Tout a commencé à cause de la tignasse indomptée de ma fille. Parce que brosser ses cheveux lui demande trop d’effort et de temps. Ça ne la dérange pas de sortir la chevelure au vent, s’entortillant toujours davantage sur les nœuds de la veille.

Ce matin-là, l’exaspération s’est emparée de moi et  j’ai empoigné la brosse pour lui rendre la tête présentable. Alors, elle s’est mise à crier et à pleurer. Devant cette désolante scène, mon agacement a fait place à la colère. J’ai perdu patience. Sur un ton plus froid que je ne l’aurais souhaité, je lui ai dit : « J’appelle la coiffeuse demain, c’est fini pour toi les cheveux longs. »

Et là, je venais de heurter ma préadolescente dans le symbole même de sa vision de la féminité : sa longue chevelure châtaine parsemée de mèches blondes.
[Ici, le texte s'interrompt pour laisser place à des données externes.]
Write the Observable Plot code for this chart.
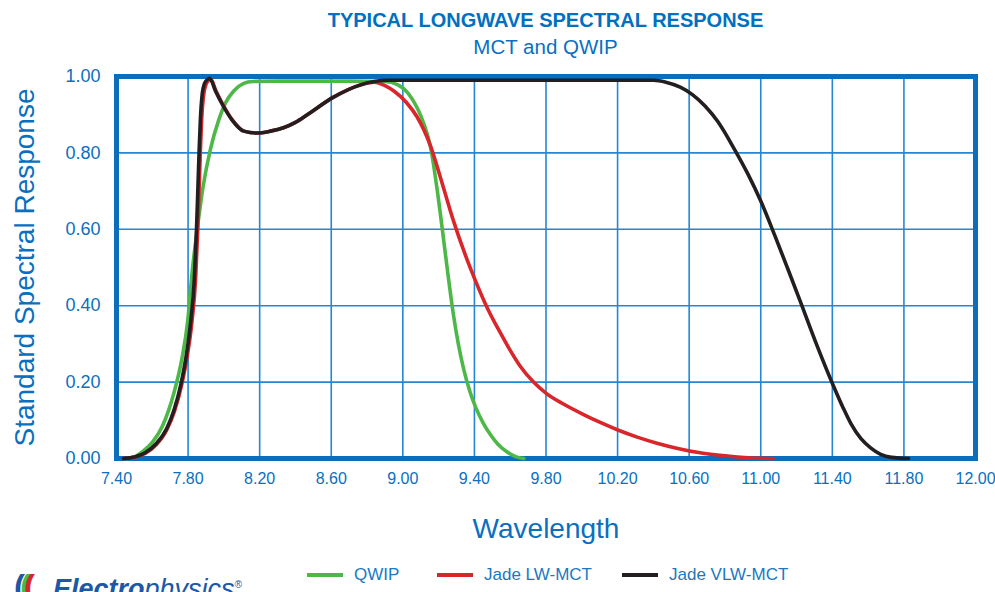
<!DOCTYPE html>
<html>
<head>
<meta charset="utf-8">
<script src="https://cdn.jsdelivr.net/npm/d3@7"></script>
<script src="https://cdn.jsdelivr.net/npm/@observablehq/plot@0.6"></script>
<style>
  html, body { margin: 0; padding: 0; background: #fff; overflow: hidden; }
  #page { position: relative; width: 995px; height: 592px; overflow: hidden; font-family: "Liberation Sans", Arial, Helvetica, sans-serif; color: #0a6fbf; }
  .title { position: absolute; left: 545.5px; transform: translateX(-50%); white-space: nowrap; }
  #t1 { top: 10px; font-size: 20px; line-height: 20px; font-weight: bold; color: #0070c0; }
  #t2 { top: 37px; font-size: 20.5px; line-height: 20.5px; color: #0a6fbf; }
  #chart { position: absolute; left: 0; top: 60px; }
  .leg { position: absolute; top: 565px; height: 20px; display: flex; align-items: center; font-size: 17px; white-space: nowrap; color: #1a78c2; }
  .sw { display: inline-block; width: 36px; height: 4px; margin-right: 11px; }
  #logo { position: absolute; left: 14px; top: 571px; font-size: 27px; line-height: 27px; white-space: nowrap; font-style: italic; color: #1d57a6; }
  #icon { display: inline-block; width: 39px; font-weight: bold; font-size: 33px; font-style: normal; }
</style>
</head>
<body>
<div id="page">
  <div id="t1" class="title">TYPICAL LONGWAVE SPECTRAL RESPONSE</div>
  <div id="t2" class="title">MCT and QWIP</div>
  <div id="chart"></div>
  <div id="legend"></div>
  <div id="logo"><span id="icon"><span style="letter-spacing:-5px;color:#1d57a6">(</span><span style="letter-spacing:-7px;color:#4db848">(</span><span style="color:#d9262b">(</span></span><span style="font-weight:bold">Electro</span><span>physics</span><sup style="font-size:10px">®</sup></div>
</div>
<script>
// ---------- data ----------
const seriesNames = ["QWIP", "Jade LW-MCT", "Jade VLW-MCT"];
const seriesColors = ["#4db848", "#d9262b", "#231f20"];

const qwipWl = [7.46, 7.50, 7.545, 7.60, 7.657, 7.72, 7.765, 7.798, 7.823, 7.851, 7.884, 7.925, 7.972, 8.009, 8.055, 8.111, 8.16, 8.30, 8.50, 8.70, 8.90, 8.97, 9.03, 9.08, 9.12, 9.155, 9.19, 9.222, 9.25, 9.28, 9.31, 9.341, 9.375, 9.406, 9.45, 9.49, 9.53, 9.583, 9.63, 9.676];
const qwipResp = [0, 0.004, 0.018, 0.042, 0.085, 0.17, 0.26, 0.36, 0.49, 0.60, 0.712, 0.81, 0.887, 0.931, 0.962, 0.982, 0.987, 0.988, 0.988, 0.988, 0.987, 0.979, 0.956, 0.918, 0.873, 0.815, 0.71, 0.595, 0.49, 0.385, 0.30, 0.232, 0.175, 0.135, 0.092, 0.062, 0.038, 0.017, 0.005, 0];

const lwWl = [7.44, 7.50, 7.56, 7.62, 7.68, 7.725, 7.765, 7.796, 7.822, 7.842, 7.854, 7.862, 7.869, 7.876, 7.885, 7.899, 7.915, 7.926, 7.956, 7.993, 8.048, 8.111, 8.186, 8.26, 8.333, 8.40, 8.466, 8.613, 8.763, 8.84, 8.90, 8.95, 9.02, 9.08, 9.155, 9.22, 9.283, 9.345, 9.406, 9.476, 9.546, 9.60, 9.658, 9.73, 9.803, 9.90, 10.01, 10.10, 10.205, 10.31, 10.42, 10.53, 10.66, 10.80, 10.93, 11.07];
const lwResp = [0, 0.003, 0.013, 0.035, 0.074, 0.125, 0.195, 0.27, 0.36, 0.47, 0.60, 0.71, 0.81, 0.89, 0.945, 0.978, 0.99, 0.993, 0.962, 0.928, 0.886, 0.857, 0.852, 0.857, 0.866, 0.88, 0.90, 0.946, 0.978, 0.985, 0.976, 0.962, 0.932, 0.894, 0.818, 0.72, 0.622, 0.538, 0.465, 0.39, 0.328, 0.283, 0.24, 0.20, 0.17, 0.142, 0.115, 0.095, 0.074, 0.056, 0.04, 0.027, 0.015, 0.007, 0.002, 0];

const vlwWl = [7.44, 7.50, 7.56, 7.62, 7.68, 7.72, 7.76, 7.79, 7.815, 7.835, 7.847, 7.855, 7.862, 7.869, 7.878, 7.892, 7.91, 7.921, 7.953, 7.99, 8.046, 8.111, 8.186, 8.26, 8.333, 8.40, 8.466, 8.613, 8.763, 8.84, 8.92, 9.50, 10.00, 10.40, 10.47, 10.55, 10.62, 10.69, 10.76, 10.85, 10.93, 11.00, 11.08, 11.15, 11.222, 11.315, 11.41, 11.46, 11.503, 11.56, 11.614, 11.67, 11.73, 11.826];
const vlwResp = [0, 0.004, 0.015, 0.038, 0.078, 0.125, 0.195, 0.27, 0.36, 0.47, 0.60, 0.71, 0.81, 0.89, 0.95, 0.982, 0.993, 0.995, 0.962, 0.928, 0.886, 0.857, 0.852, 0.857, 0.866, 0.88, 0.90, 0.946, 0.978, 0.987, 0.99, 0.99, 0.99, 0.99, 0.985, 0.972, 0.952, 0.922, 0.882, 0.812, 0.743, 0.674, 0.582, 0.498, 0.41, 0.295, 0.186, 0.133, 0.092, 0.052, 0.028, 0.011, 0.003, 0];

const xTicks = [7.4, 7.8, 8.2, 8.6, 9.0, 9.4, 9.8, 10.2, 10.6, 11.0, 11.4, 11.8, 12.2];
const xTickLabels = ["7.40", "7.80", "8.20", "8.60", "9.00", "9.40", "9.80", "10.20", "10.60", "11.00", "11.40", "11.80", "12.00"];
const yTicks = [0, 0.2, 0.4, 0.6, 0.8, 1.0];
const yTickLabels = ["0.00", "0.20", "0.40", "0.60", "0.80", "1.00"];
const xLabel = "Wavelength";
const yLabel = "Standard Spectral Response";

// ---------- build table ----------
const rows = [];
[[qwipWl, qwipResp], [lwWl, lwResp], [vlwWl, vlwResp]].forEach(([w, r], s) => {
  w.forEach((x, i) => rows.push({series: seriesNames[s], wl: x, resp: r[i]}));
});
const xLab = new Map(xTicks.map((t, i) => [t.toFixed(2), xTickLabels[i]]));
const yLab = new Map(yTicks.map((t, i) => [t.toFixed(2), yTickLabels[i]]));

const blue = "#0a6fbf";
const gridBlue = "#2387d6";
const frameBlue = "#0a6ebd";

const chart = Plot.plot({
  width: 995,
  height: 488,
  marginLeft: 116,
  marginRight: 20,
  marginTop: 16,
  marginBottom: 90,
  style: {fontFamily: "'Liberation Sans', Arial, sans-serif", color: blue, background: "transparent", overflow: "visible"},
  x: {domain: [7.4, 12.2]},
  y: {domain: [0, 1]},
  color: {domain: seriesNames, range: seriesColors},
  marks: [
    Plot.gridX(xTicks, {stroke: gridBlue, strokeOpacity: 1, strokeWidth: 1.6}),
    Plot.gridY(yTicks, {stroke: gridBlue, strokeOpacity: 1, strokeWidth: 1.6}),
    Plot.frame({stroke: frameBlue, strokeWidth: 5}),
    Plot.line(rows, {x: "wl", y: "resp", z: "series", stroke: "series", curve: "monotone-x", strokeWidth: 3.6, strokeLinejoin: "round"}),
    Plot.axisX(xTicks, {tickSize: 0, tickPadding: 14, fontSize: 16, tickFormat: d => xLab.get(d.toFixed(2)), label: null}),
    Plot.axisY(yTicks, {tickSize: 0, tickPadding: 16, fontSize: 18, tickFormat: d => yLab.get(d.toFixed(2)), label: null}),
    Plot.text([xLabel], {frameAnchor: "bottom", dy: 60, lineAnchor: "top", textAnchor: "middle", fontSize: 28, fill: blue}),
    Plot.text([yLabel], {frameAnchor: "left", dx: -102, rotate: -90, lineAnchor: "top", textAnchor: "middle", fontSize: 28, fill: blue})
  ]
});
document.getElementById("chart").appendChild(chart);

// ---------- legend ----------
const legPos = [307, 437, 622];
const legend = document.getElementById("legend");
seriesNames.forEach((name, i) => {
  const item = document.createElement("div");
  item.className = "leg";
  item.style.left = legPos[i] + "px";
  const sw = document.createElement("span");
  sw.className = "sw";
  sw.style.background = seriesColors[i];
  item.appendChild(sw);
  item.appendChild(document.createTextNode(name));
  legend.appendChild(item);
});
</script>
</body>
</html>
Elle s’est  tournée vers moi, les yeux agrandis par la fureur. Elle ne criait et ne pleurait plus, et je pense que finalement j’aurais préféré ça à ce qui est sorti de ses lèvres.

« Tu es la pire mère au monde! »

Un véritable cri du cœur, avec ses notes de colère et d’injustice. J’ai eu mal lorsqu’elle m’a dit cette simple phrase. Sept mots qui ont fendu mon cœur.

Ma petite fille, si douce... je ne la reconnais plus depuis un moment. Elle est parfois mesquine, colérique, un peu arrogante. Elle cherche à me faire du mal lorsqu’elle juge que mon autorité outrepasse sa liberté. Avec les autres cependant, son tempérament n’a pas changé. Sage comme une image.

J’ignore ce qu’est le terrible two et compagnie. Ma fille a été d’une humeur égale toute sa petite enfance. Elle demandait au lieu de hurler. Elle comprenait au lieu de bouder.  Elle était peut-être trop raisonnable pour son âge.  

Mais là, elle commence à jouer dans la cour des grands. La vie vient la heurter. Elle est anxieuse et elle a un stress de performance un peu trop gros pour ses petites épaules. Elle veut plaire. C’est, je crois, la raison de son caractère si conciliant. Décevoir est pour elle synonyme d’échec. Mais elle se rend compte que la perfection n’est pas de ce monde, et elle ne sait pas comment gérer tout ça.

Je ne lui ai pas fait couper les cheveux. J’ai eu honte d’avoir brandi cette menace sous son nez. Quelque temps plus tard, je lui ai demandé pourquoi elle trouve que je suis la pire mère au monde. Et là, à travers les larmes, elle m’a dit quelque chose qui est venu encore plus me remuer. Elle m’a répondu : « Je ne serai jamais aussi bonne que toi ».

Je n’ai pas su quoi lui dire, et j’ai l’impression que j’ai manqué quelque chose d’important.

Je ne veux pas de ce piédestal que je ne me mérite pas.  Si elle savait que sous ma détermination se cache une personne qui tremble, qui se remet en question. Constamment.  J’aurais dû lui dire que, peu importe ses erreurs et ses peurs, elle possède plein de belles choses : le courage, la gentillesse, la compassion.

J’aurais aimé lui dire qu’elle ne sera pas moi, ni meilleure ou pire, elle sera juste elle. Et c’est parfait comme cela.

J’aurais aimé trouver les bons mots pour la réconforter. Être moins exigeante, plus compréhensive. Ne pas être à ses yeux une source de stress. Mais, peu importe ce que j’aurais dû faire ou pas, ce que je ferai ou ne ferai pas, nous devrons traverser cette étape. Ma fille, qui ne s’était jusqu’à maintenant jamais opposée à moi ni à quiconque d’ailleurs, devra s’affirmer, se détacher, trouver sa propre place.
J’espère juste que, au plus fort des futures tempêtes, je me souviendrai de ma propre adolescence, pour la comprendre. J’espère juste que je saurais trouver les mots. Nous sommes toutes les deux novices là-dedans.

Un jour, quand elle sera à ma place, elle comprendra. Aujourd’hui, c’est à moi de la comprendre. De la laisser prendre son envol, sans heurts. De l’aider doucement à trouver sa place. Je ne veux juste pas être une ennemie.